These days, when people start feeling a fever and a sore throat coming on, often times their first move isn’t to the medicine cabinet. Instead, it’s to a computer or smartphone to Google their symptoms.
These queries, which make up only a tiny fraction of the more than 7 billion total queries the search engine handles each day, are all stored by Google. The company uses this data for a variety of reasons; it can help Google improve its search results for users—which also boosts the company’s bottom line—and can also benefit the population as a whole in other ways.
One example of the latter is Google Flu Trends, a statistical model developed by engineers at Google.org—the company’s foundational arm—in an effort to “now-cast” what’s happening with the flu on any given day.
But research has shown that GFT often misses its target. These results led Northeastern University network scientists and their colleagues to take a closer look at how Big Data should be used to advance scientific research. Their report was published online Thursday in the journal Science.
“Big Data have enormous scientific possibilities,” said Northeastern professor David Lazer. “But we have to be aware that most Big Data aren’t designed for scientific purposes.” Fully achieving Big Data’s enthusiastically lauded potential, he added, requires a synthesis of both computer science approaches to data as well as traditional approaches from the social sciences.
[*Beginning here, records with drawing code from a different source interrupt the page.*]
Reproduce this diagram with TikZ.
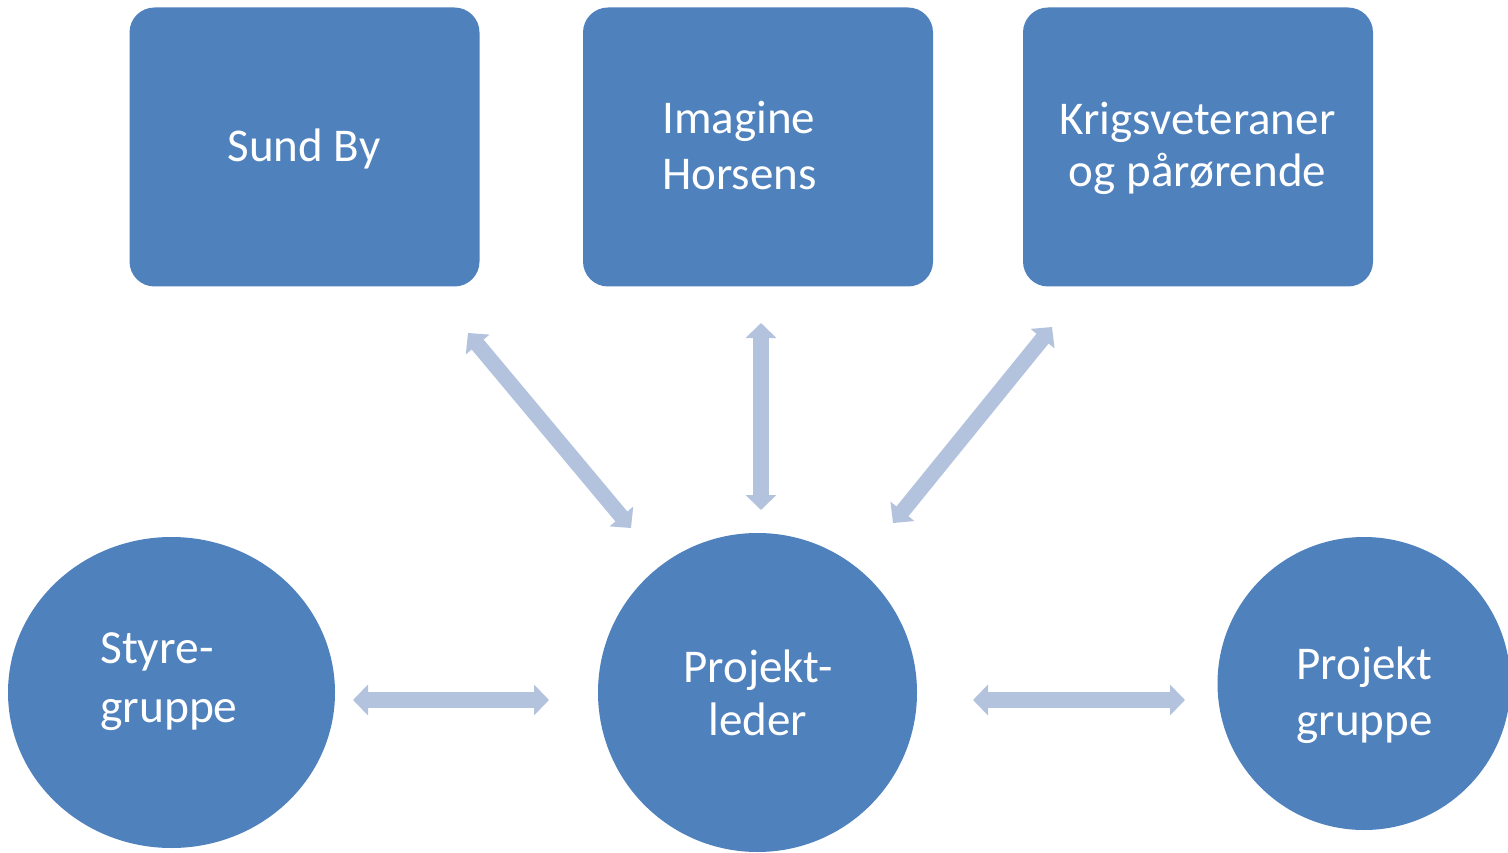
\documentclass[tikz,border=0pt]{standalone}
\usepackage{fontspec}
\setmainfont{Carlito}
\usetikzlibrary{arrows.meta,shapes.geometric}
\definecolor{boxblue}{HTML}{4F81BD}
\definecolor{arrowblue}{HTML}{B3C3DE}
\tikzset{
  box/.style={draw=none, fill=boxblue, rounded corners=25pt, minimum width=350pt, minimum height=279pt, inner sep=0pt},
  disc/.style={draw=none, fill=boxblue, ellipse, inner sep=0pt},
  lbl/.style={text=white, inner sep=0pt, font=\fontsize{47}{56}\selectfont},
  dblarrow/.style={draw=arrowblue, line width=15.5pt,
    {Triangle[length=15pt,width=30pt]}-{Triangle[length=15pt,width=30pt]}}
}
\begin{document}
\begin{tikzpicture}[x=1pt,y=-1pt]
\useasboundingbox (0,0) rectangle (1508,853);
\begin{scope}
\clip (0,0) rectangle (1508,853);
% boxes
\node[box] (sund) at (304.5,147) {};
\node[box] (imag) at (758,147) {};
\node[box] (krig) at (1198,147) {};
% circles
\node[disc, minimum width=327pt, minimum height=311pt] (styre) at (171.5,692.5) {};
\node[disc, minimum width=319pt, minimum height=319pt] (leder) at (757.5,692.5) {};
\node[disc, minimum width=293pt, minimum height=293pt] (pgrp) at (1364,683.5) {};
\end{scope}
% labels (base anchor = baseline of the last line)
\node[lbl, anchor=base] (tsund) at (304,162) {Sund By};
\node[lbl, align=left, anchor=base west] (timag) at (662,190) {Imagine\\Horsens};
\node[lbl, font=\fontsize{47}{52}\selectfont, align=center, anchor=base] (tkrig) at (1197.5,187) {Krigsveteraner\\og pårørende};
\node[lbl, font=\fontsize{47.5}{59}\selectfont, align=left, anchor=base west] (tstyre) at (100,722) {Styre-\\gruppe};
\node[lbl, font=\fontsize{47}{53}\selectfont, align=center, anchor=base] (tleder) at (758,735) {Projekt-\\leder};
\node[lbl, font=\fontsize{47}{56}\selectfont, align=center, anchor=base] (tpgrp) at (1364.5,735) {Projekt\\gruppe};
% arrow ends
\coordinate (sundS) at (468,333);
\coordinate (lederNW) at (631,528);
\coordinate (imagS) at (761,323);
\coordinate (lederN) at (761,510);
\coordinate (krigS) at (1052,327);
\coordinate (lederNE) at (893,523);
\coordinate (styreE) at (353,700);
\coordinate (lederW) at (549,700);
\coordinate (lederE) at (973,700);
\coordinate (pgrpW) at (1185,700);
% connectors
\draw[dblarrow] (sundS) -- (lederNW);
\draw[dblarrow] (imagS) -- (lederN);
\draw[dblarrow] (krigS) -- (lederNE);
\draw[dblarrow] (styreE) -- (lederW);
\draw[dblarrow] (lederE) -- (pgrpW);
\end{tikzpicture}
\end{document}
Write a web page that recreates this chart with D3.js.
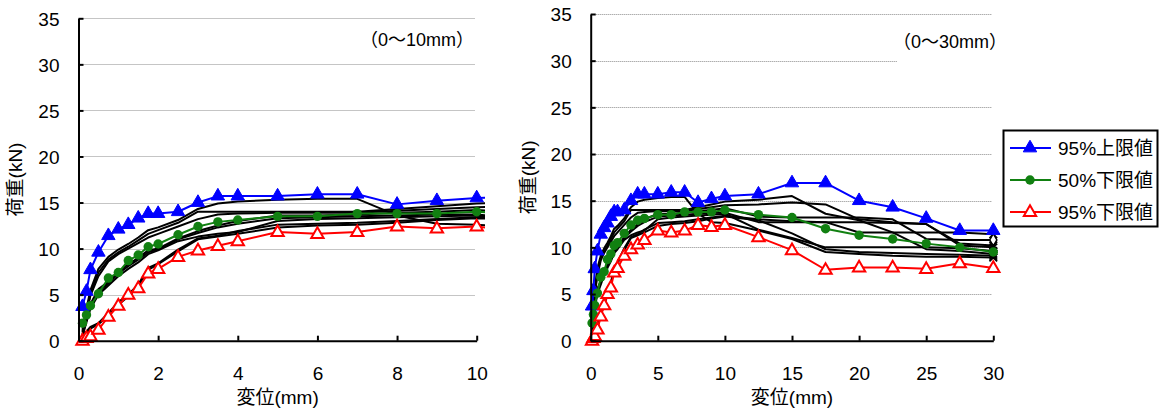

The paper was co-authored by Lazer, who holds joint appointments in the Department of Political Science and the College of Computer and Information Science; Alessandro Vespignani, the Sternberg Family Distinguished University Professor of Physics at Northeastern who has joint appointments in the College of Science, Bouvé College of Health Sciences, and the College of Computer and Information Science; Northeastern visiting research professor of political science Ryan Kennedy; and Gary King, a professor in the Harvard University Department of Government.